§ **Dataset excerpt**:
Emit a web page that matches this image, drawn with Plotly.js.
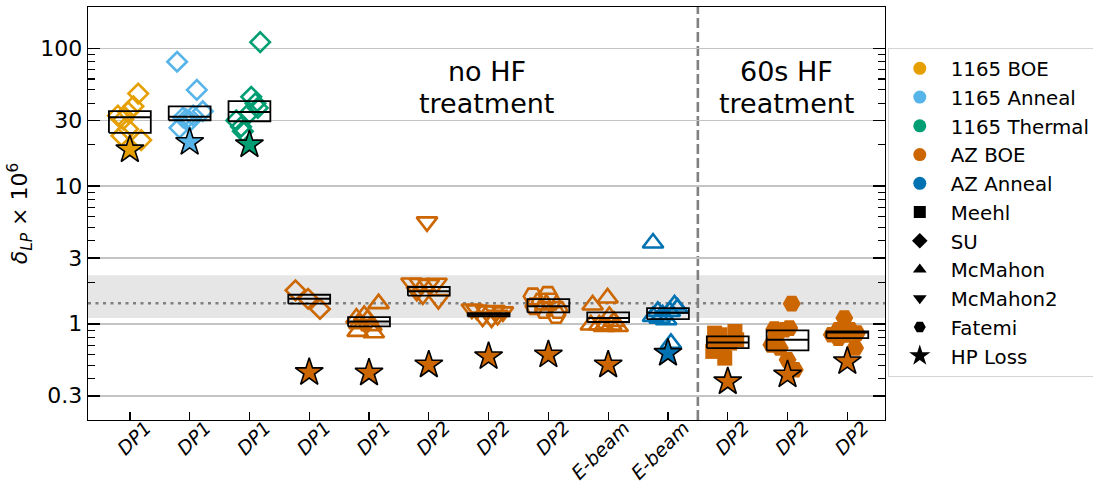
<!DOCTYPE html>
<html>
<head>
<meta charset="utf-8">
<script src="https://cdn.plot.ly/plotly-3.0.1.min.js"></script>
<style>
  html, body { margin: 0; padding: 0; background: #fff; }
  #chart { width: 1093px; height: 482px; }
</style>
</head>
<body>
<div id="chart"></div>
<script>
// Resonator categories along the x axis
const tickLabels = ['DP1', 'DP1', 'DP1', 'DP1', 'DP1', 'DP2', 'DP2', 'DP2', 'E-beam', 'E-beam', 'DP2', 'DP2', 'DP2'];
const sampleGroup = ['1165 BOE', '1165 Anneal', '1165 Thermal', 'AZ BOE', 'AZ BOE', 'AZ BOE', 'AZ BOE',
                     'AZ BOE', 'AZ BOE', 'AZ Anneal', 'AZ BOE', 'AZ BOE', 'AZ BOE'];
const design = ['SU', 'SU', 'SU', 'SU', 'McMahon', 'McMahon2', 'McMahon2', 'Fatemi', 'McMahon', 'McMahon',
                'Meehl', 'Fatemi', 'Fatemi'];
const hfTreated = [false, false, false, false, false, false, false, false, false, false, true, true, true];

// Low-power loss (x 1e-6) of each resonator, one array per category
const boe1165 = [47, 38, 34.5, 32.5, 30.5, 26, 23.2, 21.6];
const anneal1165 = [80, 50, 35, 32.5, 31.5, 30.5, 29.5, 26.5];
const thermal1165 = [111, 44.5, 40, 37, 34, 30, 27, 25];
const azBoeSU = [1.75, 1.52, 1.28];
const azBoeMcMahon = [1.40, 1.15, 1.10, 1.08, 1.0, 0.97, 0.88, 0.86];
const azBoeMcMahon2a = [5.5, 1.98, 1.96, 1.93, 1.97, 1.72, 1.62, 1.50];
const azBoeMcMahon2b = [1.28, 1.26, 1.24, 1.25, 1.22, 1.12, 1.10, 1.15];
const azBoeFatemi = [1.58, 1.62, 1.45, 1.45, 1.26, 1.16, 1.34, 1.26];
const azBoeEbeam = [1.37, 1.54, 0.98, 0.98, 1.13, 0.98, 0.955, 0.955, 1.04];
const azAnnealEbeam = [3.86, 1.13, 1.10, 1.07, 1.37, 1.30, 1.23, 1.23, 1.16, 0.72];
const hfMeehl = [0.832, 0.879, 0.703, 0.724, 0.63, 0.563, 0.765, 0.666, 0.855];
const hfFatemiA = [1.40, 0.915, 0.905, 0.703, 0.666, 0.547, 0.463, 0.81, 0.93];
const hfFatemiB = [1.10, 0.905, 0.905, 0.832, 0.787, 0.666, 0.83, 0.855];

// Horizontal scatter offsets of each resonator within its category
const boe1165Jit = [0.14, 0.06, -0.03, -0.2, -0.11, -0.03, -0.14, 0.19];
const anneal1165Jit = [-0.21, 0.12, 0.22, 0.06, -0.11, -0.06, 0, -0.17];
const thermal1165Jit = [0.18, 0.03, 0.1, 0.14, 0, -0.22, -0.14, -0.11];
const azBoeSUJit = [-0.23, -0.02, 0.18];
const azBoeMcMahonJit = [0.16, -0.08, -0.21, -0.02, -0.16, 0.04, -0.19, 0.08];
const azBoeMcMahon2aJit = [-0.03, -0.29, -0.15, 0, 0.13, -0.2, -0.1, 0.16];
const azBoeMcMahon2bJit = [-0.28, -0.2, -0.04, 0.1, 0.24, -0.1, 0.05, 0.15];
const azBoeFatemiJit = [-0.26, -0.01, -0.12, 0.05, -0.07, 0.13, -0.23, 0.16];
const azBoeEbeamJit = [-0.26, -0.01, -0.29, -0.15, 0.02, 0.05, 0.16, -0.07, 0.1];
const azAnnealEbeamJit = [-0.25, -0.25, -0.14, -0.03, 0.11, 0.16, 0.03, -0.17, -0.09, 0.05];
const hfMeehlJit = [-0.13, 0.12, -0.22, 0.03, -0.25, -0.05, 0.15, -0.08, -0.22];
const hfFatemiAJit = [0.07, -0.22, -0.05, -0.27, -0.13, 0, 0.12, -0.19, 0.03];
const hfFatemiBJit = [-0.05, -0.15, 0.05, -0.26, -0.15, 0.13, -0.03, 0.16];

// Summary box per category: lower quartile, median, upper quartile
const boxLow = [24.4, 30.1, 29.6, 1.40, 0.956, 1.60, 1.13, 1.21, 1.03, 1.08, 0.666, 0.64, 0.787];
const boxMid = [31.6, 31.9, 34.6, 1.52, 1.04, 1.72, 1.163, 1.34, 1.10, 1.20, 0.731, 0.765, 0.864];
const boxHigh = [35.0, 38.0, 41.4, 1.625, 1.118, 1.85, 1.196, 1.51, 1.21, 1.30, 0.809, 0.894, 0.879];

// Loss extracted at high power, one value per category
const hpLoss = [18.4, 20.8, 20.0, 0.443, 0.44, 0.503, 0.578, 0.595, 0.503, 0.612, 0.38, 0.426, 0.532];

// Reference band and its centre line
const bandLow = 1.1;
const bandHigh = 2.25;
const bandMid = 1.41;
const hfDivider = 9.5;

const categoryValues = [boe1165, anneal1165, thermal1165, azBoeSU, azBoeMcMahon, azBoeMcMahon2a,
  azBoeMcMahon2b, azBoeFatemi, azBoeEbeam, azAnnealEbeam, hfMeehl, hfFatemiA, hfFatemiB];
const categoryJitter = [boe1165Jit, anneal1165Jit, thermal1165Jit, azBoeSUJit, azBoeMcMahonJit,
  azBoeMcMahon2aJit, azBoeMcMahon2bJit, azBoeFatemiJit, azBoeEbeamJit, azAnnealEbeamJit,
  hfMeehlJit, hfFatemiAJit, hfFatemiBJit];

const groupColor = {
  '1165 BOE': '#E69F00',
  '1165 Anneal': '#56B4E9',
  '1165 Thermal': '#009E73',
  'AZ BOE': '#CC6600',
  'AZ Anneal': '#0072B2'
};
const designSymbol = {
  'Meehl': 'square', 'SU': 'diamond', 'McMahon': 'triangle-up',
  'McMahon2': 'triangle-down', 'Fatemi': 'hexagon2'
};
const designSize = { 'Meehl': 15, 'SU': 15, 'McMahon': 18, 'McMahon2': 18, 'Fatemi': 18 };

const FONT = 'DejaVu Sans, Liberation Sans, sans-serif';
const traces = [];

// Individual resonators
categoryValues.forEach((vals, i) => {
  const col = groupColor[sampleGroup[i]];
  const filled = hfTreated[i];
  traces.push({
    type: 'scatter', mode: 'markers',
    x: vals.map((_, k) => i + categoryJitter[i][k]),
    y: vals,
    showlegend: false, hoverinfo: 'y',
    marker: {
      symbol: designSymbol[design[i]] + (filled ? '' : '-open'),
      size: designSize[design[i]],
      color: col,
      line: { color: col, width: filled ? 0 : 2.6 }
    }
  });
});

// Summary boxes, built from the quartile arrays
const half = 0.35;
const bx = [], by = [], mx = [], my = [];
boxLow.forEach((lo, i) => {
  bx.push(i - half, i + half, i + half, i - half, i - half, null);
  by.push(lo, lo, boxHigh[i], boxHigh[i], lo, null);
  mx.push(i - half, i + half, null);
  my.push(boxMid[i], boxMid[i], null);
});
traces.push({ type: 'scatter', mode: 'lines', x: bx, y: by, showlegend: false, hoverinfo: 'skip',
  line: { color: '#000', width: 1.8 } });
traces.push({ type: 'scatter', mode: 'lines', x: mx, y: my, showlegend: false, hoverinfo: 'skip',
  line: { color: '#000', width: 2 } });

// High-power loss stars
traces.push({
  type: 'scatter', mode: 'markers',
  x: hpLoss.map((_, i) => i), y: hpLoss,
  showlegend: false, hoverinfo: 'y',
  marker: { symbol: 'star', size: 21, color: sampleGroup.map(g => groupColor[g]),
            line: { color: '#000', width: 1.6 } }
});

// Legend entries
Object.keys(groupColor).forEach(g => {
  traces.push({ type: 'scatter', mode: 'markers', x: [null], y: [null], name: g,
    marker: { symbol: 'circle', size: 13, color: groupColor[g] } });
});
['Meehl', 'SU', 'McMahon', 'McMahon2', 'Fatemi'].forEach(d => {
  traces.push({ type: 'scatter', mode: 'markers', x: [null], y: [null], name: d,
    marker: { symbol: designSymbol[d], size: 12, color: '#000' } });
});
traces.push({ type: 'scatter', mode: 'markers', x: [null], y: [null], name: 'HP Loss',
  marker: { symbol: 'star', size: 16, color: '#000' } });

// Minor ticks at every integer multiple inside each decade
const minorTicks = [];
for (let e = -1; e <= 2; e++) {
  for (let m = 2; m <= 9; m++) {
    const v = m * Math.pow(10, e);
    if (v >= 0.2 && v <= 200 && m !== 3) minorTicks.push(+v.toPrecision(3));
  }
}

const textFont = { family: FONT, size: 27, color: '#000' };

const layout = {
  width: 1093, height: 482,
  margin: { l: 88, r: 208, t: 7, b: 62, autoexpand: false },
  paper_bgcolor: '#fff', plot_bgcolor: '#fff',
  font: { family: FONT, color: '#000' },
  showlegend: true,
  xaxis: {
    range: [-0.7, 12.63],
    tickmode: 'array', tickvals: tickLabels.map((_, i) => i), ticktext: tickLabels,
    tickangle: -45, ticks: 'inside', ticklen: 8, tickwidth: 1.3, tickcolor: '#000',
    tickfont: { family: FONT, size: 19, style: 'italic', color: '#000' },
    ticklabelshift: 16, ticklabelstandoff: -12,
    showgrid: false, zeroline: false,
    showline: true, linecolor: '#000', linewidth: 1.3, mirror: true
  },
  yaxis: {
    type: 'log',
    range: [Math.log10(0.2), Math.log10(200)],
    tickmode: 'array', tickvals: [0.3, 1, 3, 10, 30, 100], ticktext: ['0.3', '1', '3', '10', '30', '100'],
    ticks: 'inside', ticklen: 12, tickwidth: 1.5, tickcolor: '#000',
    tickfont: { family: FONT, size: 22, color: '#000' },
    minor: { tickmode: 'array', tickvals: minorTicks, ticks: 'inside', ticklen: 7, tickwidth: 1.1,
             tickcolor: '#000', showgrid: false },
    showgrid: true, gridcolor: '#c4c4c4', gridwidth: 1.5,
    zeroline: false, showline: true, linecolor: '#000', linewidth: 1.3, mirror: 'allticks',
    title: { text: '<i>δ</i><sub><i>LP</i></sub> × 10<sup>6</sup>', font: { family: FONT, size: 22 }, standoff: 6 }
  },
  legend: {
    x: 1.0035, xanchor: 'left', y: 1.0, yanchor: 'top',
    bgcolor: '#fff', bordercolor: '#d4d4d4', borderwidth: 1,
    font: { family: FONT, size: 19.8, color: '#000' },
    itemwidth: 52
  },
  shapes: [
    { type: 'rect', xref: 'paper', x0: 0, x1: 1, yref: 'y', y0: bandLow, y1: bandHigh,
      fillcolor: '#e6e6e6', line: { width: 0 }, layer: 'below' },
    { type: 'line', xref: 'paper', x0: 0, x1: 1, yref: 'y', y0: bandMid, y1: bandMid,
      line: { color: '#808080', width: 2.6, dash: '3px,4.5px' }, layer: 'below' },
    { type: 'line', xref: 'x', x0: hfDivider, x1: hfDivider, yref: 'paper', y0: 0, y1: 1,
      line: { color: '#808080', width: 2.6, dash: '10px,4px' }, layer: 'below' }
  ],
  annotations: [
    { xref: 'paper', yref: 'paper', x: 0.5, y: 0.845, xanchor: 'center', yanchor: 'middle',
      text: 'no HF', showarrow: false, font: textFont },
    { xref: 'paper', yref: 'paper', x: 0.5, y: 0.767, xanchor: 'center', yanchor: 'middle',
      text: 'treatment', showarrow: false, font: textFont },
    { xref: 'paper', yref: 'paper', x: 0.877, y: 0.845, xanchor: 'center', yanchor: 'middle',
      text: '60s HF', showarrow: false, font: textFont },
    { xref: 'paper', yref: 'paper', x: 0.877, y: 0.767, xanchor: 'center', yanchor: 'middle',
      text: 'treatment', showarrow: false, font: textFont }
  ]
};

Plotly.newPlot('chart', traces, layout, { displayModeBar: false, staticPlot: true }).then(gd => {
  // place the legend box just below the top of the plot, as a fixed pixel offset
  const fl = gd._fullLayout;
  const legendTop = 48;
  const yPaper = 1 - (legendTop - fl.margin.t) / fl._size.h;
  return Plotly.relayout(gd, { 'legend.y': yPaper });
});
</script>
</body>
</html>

§ **What you should do**:
Everything from the first line to the line with "true, true, true];" must be repeated exactly, and nothing else. Leave the pictures out.

§ **Response**:
Emit a web page that matches this image, drawn with Plotly.js.
<!DOCTYPE html>
<html>
<head>
<meta charset="utf-8">
<script src="https://cdn.plot.ly/plotly-3.0.1.min.js"></script>
<style>
  html, body { margin: 0; padding: 0; background: #fff; }
  #chart { width: 1093px; height: 482px; }
</style>
</head>
<body>
<div id="chart"></div>
<script>
// Resonator categories along the x axis
const tickLabels = ['DP1', 'DP1', 'DP1', 'DP1', 'DP1', 'DP2', 'DP2', 'DP2', 'E-beam', 'E-beam', 'DP2', 'DP2', 'DP2'];
const sampleGroup = ['1165 BOE', '1165 Anneal', '1165 Thermal', 'AZ BOE', 'AZ BOE', 'AZ BOE', 'AZ BOE',
                     'AZ BOE', 'AZ BOE', 'AZ Anneal', 'AZ BOE', 'AZ BOE', 'AZ BOE'];
const design = ['SU', 'SU', 'SU', 'SU', 'McMahon', 'McMahon2', 'McMahon2', 'Fatemi', 'McMahon', 'McMahon',
                'Meehl', 'Fatemi', 'Fatemi'];
const hfTreated = [false, false, false, false, false, false, false, false, false, false, true, true, true];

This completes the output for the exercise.